If your Region is a PARTITION
Region (highly recommended), you could take advantage of Geode's parallel Function Execution, something like...
Region<?, ?> myPartitionRegion = ...
...
Set<KEY> keysOfInterests = ...
...
Execution functionExecution = FunctionService.onRegion(myPartitionRegion)
.withFilter(keysOfInterests)
.withArgs(...);
ResultCollector<?, ?> results = functionExecution.execute("myFunctionId");
// process the results.
Then your Function implementation...
class MyOnRegionFunction extends FunctionAdapter {
public void execute(FunctionContext context) {
assert context instanceOf RegionFunctionContext :
String.format("This Function [%s] must be executed on a Region",
getId());
RegionFunctionContext regionContext = (RegionFunctionContext) context;
Region<K, V> localData =
PartitionRegionHelper.getLocalDataForContext(regionContext);
Map<K, V> results = localData.getAll(regionContext.getFilter());
// do whatever with results; e.g. send back to caller...
}
}
When you set a "Filter
" on the Execution
, which is a Set of Keys used to "route" the Function execution to the data nodes in the cluster containing those "keys", then in effect, you have (somewhat) parallelized the getAll
operation (well, to the extent that only keys on that node are part of the Filter in that "context", i.e. this).
There is perhaps a better, more complete example of this here. See section, "Write the Function Code".
You should probably also read up on "How Function Execution Works" and on PARTITION Regions.

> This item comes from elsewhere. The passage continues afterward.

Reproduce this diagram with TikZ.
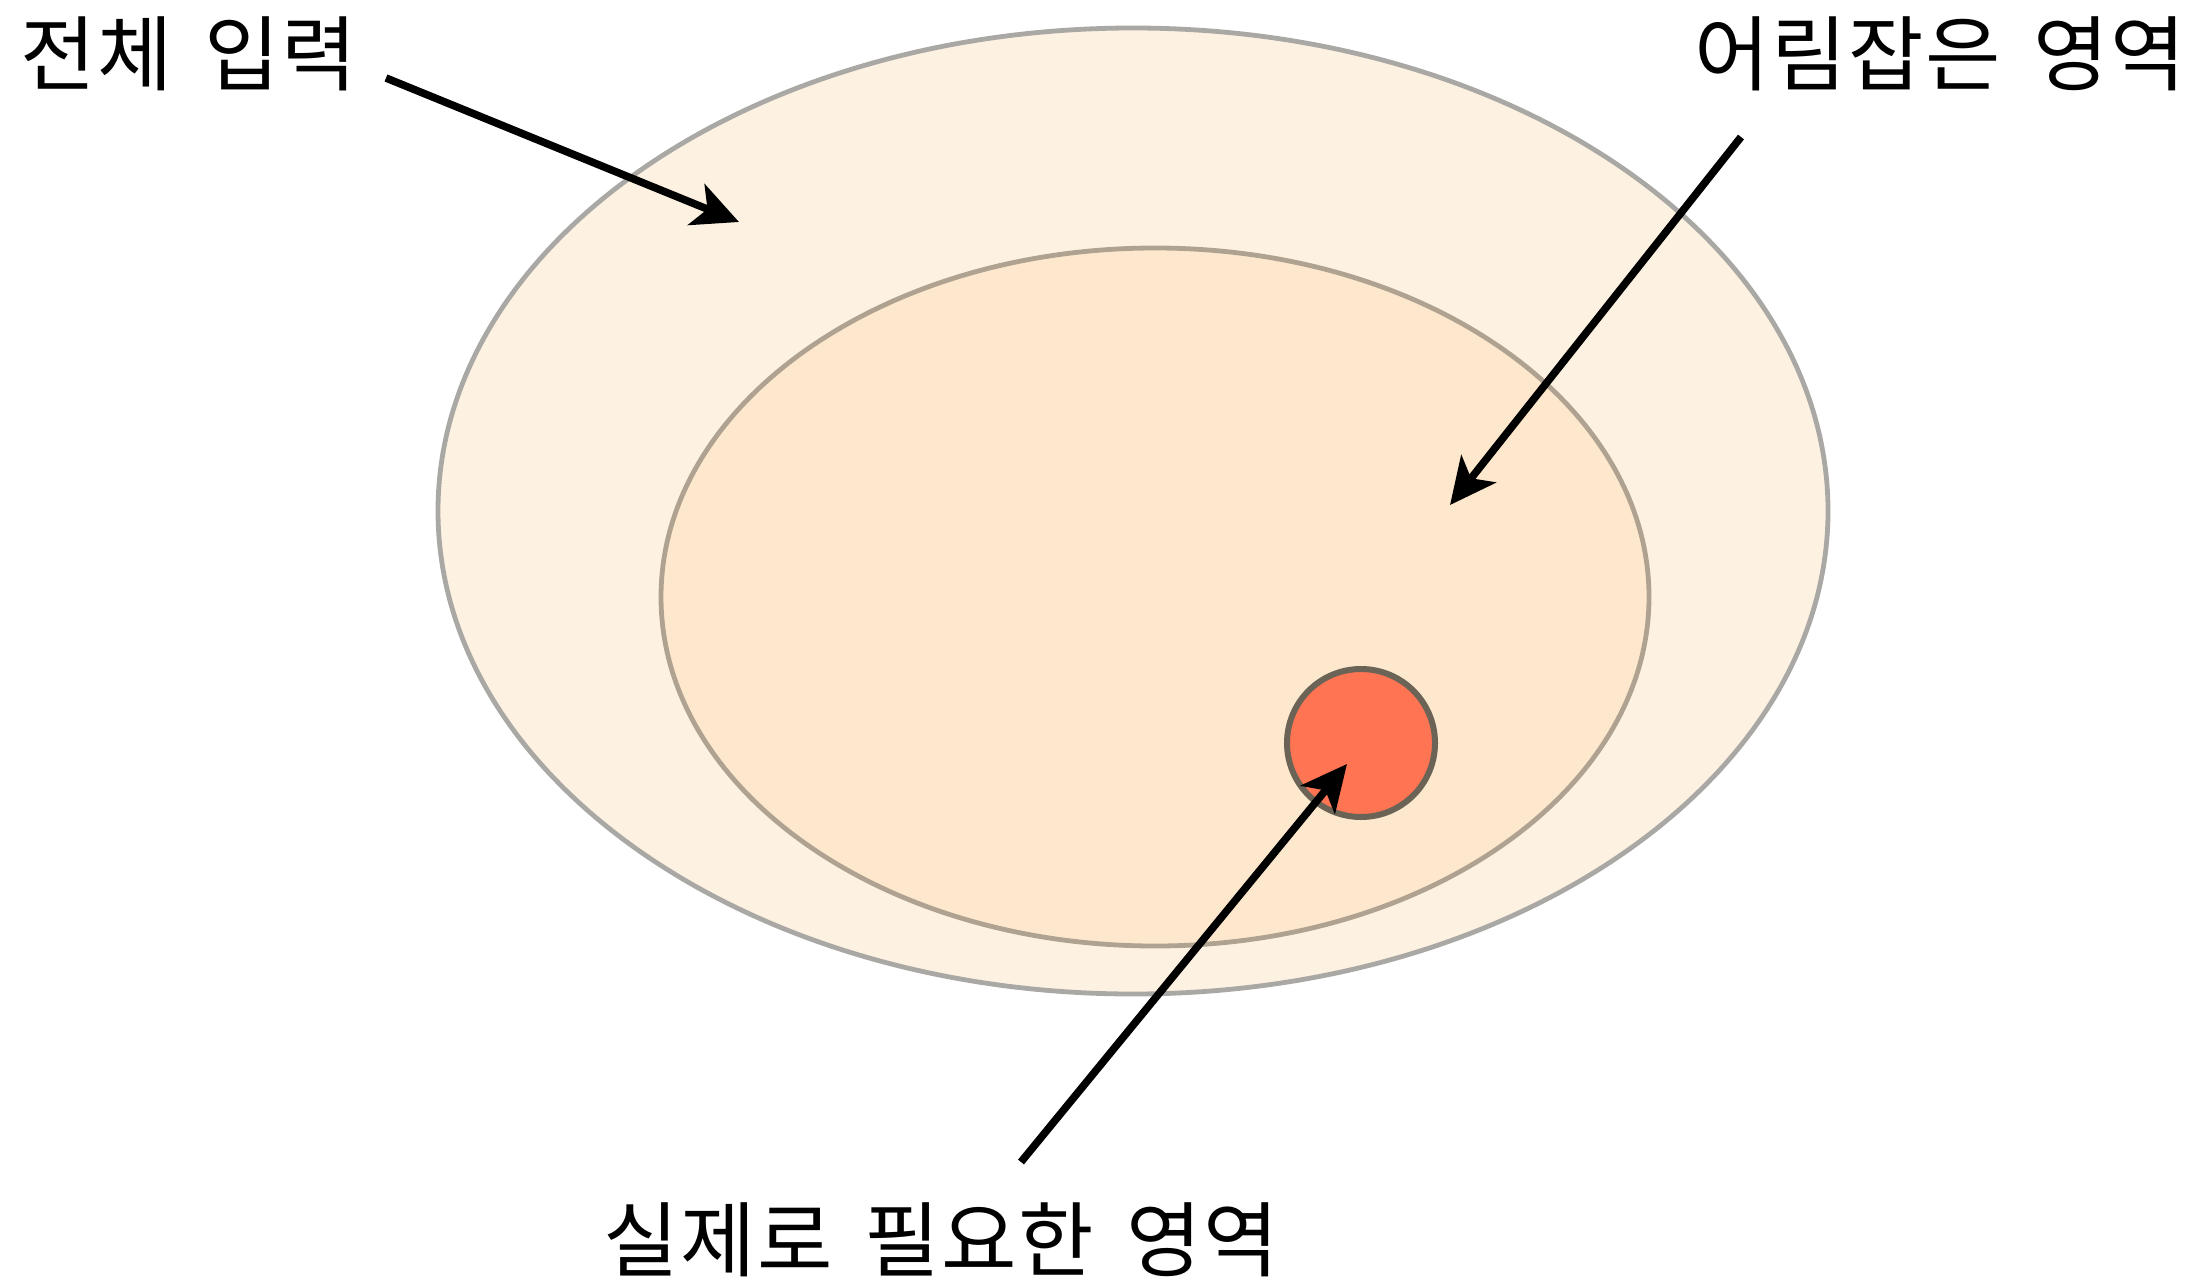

Also pay attention to this...
An application needs to perform an operation on the data associated with a key. A registered server-side function can retrieve the data, operate on it, and put it back, with all processing performed locally to the server.
Which is the first bullet on this page.
You can even associate a CacheLoader
to the "logical" PARTITION Region, and when the fetch is made inside the Function, and the data is not available, the loader will (should) operate locally to that node since it is only fetching KEYS that would go to that node anyway (based on the partition strategy (bucket "hash" by default)).
I have not tried the later, but I don't see why that would not work off the top of my head.
Anyway, hope this helps!
-John